Copy whichever lines contain the string "draw".
══ INFORMATION PROVIDED ══
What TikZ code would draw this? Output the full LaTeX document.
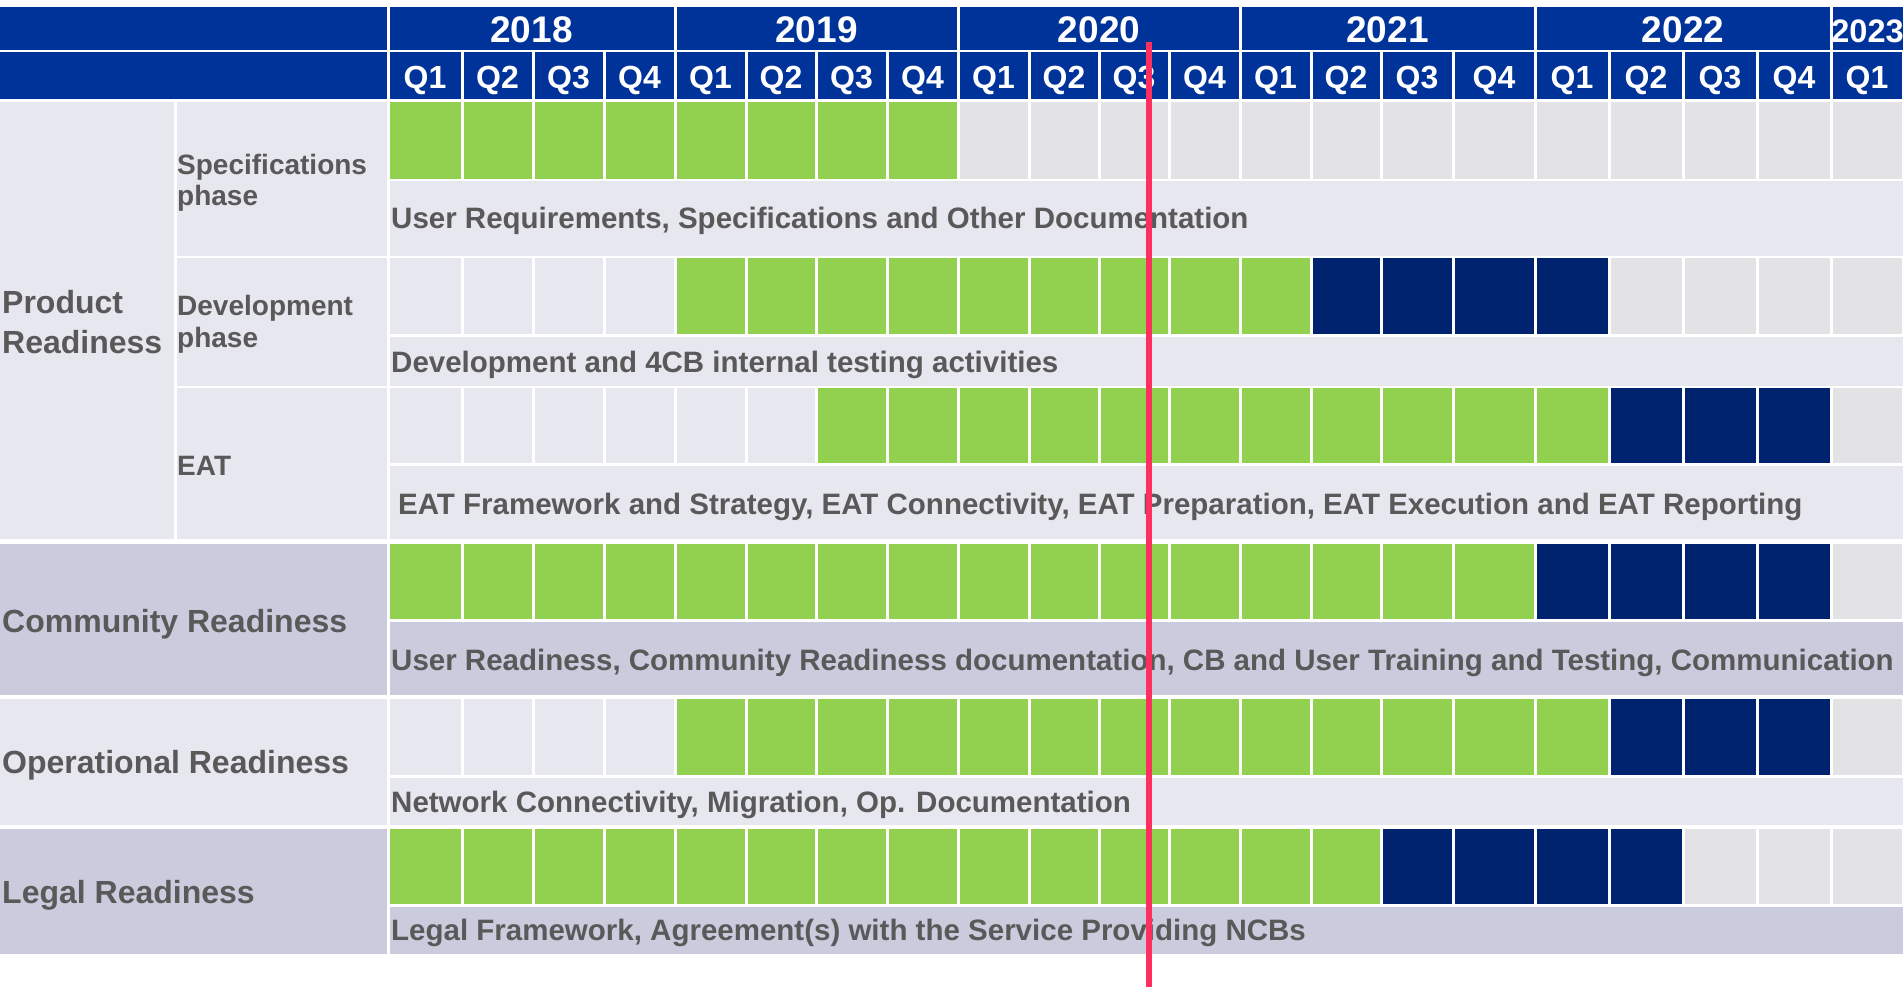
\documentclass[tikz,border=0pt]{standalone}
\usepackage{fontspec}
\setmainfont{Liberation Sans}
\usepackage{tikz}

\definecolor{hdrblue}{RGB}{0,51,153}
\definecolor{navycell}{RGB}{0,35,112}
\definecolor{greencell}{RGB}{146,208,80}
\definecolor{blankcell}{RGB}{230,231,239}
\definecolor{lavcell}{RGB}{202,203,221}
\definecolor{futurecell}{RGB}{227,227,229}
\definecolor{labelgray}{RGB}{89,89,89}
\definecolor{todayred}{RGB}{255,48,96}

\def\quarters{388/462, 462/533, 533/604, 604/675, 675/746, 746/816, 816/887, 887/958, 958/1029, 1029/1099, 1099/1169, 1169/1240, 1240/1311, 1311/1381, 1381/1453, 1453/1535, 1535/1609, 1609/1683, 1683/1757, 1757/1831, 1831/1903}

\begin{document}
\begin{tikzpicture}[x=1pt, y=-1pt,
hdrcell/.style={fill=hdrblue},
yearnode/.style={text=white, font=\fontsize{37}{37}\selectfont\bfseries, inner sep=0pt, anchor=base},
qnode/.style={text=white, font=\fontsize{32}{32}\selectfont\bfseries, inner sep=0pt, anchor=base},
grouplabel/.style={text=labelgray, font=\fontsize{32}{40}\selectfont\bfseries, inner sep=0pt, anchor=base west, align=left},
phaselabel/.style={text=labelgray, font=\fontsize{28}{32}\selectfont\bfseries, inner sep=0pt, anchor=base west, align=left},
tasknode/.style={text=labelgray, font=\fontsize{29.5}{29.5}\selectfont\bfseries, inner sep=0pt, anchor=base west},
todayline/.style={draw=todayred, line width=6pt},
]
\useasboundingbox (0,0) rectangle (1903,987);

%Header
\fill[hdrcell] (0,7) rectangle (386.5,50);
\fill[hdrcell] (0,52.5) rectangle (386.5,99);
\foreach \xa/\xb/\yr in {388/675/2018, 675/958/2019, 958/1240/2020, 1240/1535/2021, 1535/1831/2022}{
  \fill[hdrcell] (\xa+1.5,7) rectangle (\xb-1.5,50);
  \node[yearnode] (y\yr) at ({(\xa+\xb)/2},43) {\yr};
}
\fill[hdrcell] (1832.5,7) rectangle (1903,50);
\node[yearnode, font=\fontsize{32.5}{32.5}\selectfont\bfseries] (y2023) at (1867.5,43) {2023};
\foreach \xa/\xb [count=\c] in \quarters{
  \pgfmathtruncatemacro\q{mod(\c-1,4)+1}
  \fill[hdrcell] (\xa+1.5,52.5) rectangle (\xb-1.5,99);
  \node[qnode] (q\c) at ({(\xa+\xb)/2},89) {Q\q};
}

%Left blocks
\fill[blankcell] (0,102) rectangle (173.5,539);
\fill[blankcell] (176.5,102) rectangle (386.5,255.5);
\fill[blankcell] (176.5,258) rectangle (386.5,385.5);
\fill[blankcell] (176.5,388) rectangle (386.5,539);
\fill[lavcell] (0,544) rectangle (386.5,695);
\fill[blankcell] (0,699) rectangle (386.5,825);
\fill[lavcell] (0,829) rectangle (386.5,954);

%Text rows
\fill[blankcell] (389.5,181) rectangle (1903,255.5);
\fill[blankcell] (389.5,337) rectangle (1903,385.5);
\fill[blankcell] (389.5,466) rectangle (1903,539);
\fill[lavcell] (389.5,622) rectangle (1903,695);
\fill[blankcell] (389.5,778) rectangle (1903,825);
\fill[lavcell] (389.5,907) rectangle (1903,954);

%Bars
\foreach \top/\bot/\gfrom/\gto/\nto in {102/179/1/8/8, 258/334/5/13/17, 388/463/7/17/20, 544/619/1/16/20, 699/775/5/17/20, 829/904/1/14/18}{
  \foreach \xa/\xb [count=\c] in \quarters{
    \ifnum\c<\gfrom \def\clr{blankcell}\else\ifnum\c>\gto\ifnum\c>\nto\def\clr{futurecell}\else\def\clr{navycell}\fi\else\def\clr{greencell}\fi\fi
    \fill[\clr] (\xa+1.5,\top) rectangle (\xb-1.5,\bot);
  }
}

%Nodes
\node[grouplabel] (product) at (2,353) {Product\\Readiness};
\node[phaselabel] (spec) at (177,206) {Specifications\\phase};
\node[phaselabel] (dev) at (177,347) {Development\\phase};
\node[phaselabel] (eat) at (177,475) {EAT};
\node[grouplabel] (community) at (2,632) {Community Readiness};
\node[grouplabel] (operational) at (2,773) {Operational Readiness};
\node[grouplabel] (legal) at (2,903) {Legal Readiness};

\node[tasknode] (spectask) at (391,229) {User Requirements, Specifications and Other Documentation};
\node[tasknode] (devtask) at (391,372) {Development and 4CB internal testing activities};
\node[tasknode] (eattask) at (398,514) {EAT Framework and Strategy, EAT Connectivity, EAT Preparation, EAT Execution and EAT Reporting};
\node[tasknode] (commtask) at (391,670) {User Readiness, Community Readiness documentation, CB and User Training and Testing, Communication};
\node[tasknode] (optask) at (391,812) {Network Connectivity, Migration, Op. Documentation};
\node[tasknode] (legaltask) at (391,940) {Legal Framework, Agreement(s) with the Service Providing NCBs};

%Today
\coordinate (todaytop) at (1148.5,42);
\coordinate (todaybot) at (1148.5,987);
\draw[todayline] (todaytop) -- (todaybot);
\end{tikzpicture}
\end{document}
═══
══ INFORMATION PROVIDED ══
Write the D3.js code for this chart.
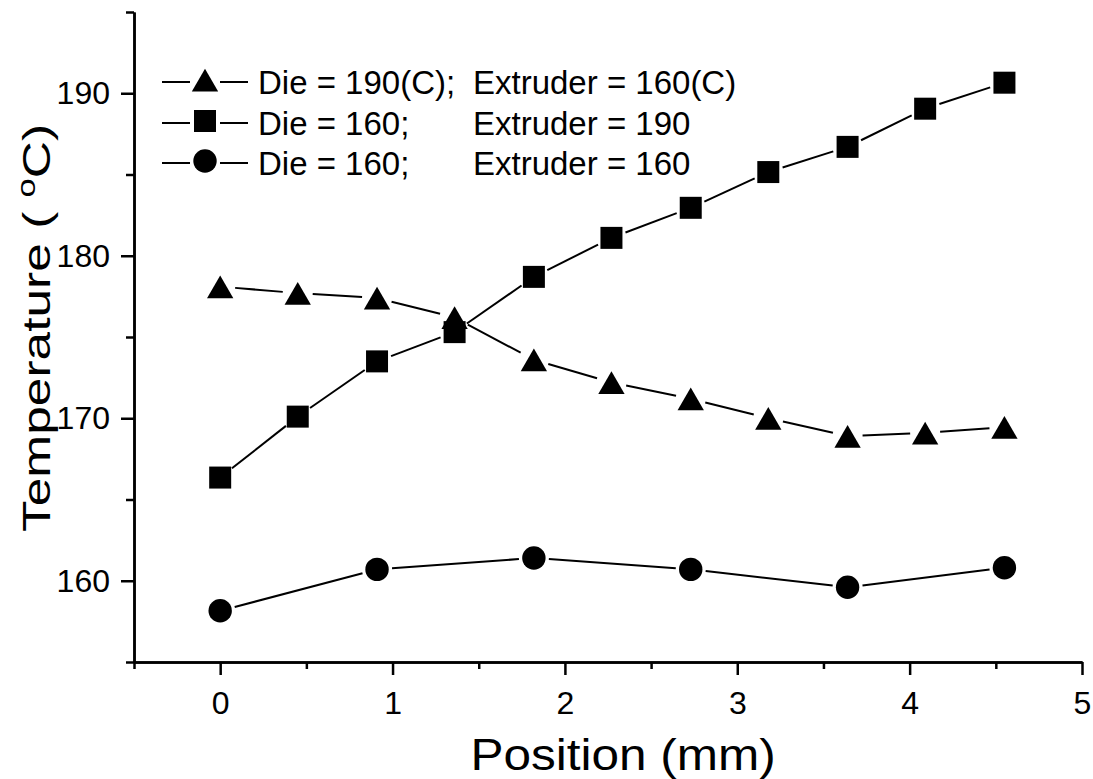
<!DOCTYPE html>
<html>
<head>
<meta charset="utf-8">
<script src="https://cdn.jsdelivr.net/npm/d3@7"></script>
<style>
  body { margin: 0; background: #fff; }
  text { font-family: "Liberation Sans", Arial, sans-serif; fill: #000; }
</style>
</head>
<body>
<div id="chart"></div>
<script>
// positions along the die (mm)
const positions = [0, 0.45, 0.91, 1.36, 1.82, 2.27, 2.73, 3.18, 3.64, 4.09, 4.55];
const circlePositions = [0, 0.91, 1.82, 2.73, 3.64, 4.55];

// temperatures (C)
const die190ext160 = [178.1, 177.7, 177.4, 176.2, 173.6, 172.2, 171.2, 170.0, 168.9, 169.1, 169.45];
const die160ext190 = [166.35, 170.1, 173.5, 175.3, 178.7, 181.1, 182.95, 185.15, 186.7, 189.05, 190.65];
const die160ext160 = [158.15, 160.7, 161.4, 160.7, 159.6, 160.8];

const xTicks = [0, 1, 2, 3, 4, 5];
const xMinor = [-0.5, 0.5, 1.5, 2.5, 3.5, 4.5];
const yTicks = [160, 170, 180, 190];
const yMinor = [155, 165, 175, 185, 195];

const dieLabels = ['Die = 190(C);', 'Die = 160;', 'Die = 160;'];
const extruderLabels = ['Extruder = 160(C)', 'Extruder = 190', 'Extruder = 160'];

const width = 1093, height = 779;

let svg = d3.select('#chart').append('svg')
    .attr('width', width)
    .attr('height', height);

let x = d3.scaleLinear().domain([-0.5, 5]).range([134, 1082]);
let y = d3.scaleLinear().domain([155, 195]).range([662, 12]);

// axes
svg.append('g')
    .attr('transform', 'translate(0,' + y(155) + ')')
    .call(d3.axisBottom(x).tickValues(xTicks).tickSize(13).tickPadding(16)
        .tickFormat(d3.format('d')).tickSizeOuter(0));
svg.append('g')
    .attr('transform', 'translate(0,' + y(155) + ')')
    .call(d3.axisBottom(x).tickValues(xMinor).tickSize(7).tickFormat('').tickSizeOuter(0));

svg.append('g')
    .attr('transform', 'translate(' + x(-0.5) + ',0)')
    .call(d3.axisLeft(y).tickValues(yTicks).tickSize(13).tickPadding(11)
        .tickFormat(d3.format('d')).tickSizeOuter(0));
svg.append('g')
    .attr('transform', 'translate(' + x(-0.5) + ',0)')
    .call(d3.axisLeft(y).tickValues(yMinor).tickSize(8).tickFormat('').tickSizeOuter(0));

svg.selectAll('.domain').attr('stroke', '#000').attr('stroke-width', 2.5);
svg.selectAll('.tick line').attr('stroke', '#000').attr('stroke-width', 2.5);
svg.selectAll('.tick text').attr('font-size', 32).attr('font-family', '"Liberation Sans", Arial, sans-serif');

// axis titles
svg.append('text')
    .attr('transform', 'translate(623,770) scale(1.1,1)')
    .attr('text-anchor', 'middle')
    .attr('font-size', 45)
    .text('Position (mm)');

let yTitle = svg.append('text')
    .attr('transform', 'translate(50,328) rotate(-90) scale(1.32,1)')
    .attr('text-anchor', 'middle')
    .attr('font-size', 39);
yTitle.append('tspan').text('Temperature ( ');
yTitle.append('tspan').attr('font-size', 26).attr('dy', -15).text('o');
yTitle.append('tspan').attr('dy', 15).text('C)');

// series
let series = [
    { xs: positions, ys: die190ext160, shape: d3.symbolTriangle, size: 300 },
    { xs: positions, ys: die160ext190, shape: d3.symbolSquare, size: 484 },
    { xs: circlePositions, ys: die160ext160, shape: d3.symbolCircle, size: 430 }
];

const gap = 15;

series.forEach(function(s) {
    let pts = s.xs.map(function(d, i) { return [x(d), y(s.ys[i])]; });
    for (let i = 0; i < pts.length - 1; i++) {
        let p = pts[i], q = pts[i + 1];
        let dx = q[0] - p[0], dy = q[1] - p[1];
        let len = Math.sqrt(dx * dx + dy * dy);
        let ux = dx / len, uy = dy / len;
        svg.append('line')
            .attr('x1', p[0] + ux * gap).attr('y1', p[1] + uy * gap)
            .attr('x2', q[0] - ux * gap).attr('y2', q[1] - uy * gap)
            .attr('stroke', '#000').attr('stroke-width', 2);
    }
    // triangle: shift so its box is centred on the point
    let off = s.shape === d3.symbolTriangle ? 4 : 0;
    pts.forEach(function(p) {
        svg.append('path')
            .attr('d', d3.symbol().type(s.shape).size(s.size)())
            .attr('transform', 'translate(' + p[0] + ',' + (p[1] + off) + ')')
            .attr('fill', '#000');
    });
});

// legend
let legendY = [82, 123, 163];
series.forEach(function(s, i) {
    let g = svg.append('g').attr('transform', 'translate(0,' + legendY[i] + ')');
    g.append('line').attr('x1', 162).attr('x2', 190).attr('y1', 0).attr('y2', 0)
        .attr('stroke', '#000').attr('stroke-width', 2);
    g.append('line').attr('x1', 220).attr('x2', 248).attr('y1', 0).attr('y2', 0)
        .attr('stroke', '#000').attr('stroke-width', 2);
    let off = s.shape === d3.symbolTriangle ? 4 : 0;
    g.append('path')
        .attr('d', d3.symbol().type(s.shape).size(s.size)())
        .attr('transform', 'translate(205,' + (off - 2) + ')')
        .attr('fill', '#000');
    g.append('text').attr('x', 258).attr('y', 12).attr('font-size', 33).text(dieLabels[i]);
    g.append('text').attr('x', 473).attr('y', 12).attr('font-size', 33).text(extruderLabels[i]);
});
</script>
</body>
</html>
═══
▸ ANSWER BELOW
What TikZ code would draw this? Output the full LaTeX document.
todayline/.style={draw=todayred, line width=6pt},
\draw[todayline] (todaytop) -- (todaybot);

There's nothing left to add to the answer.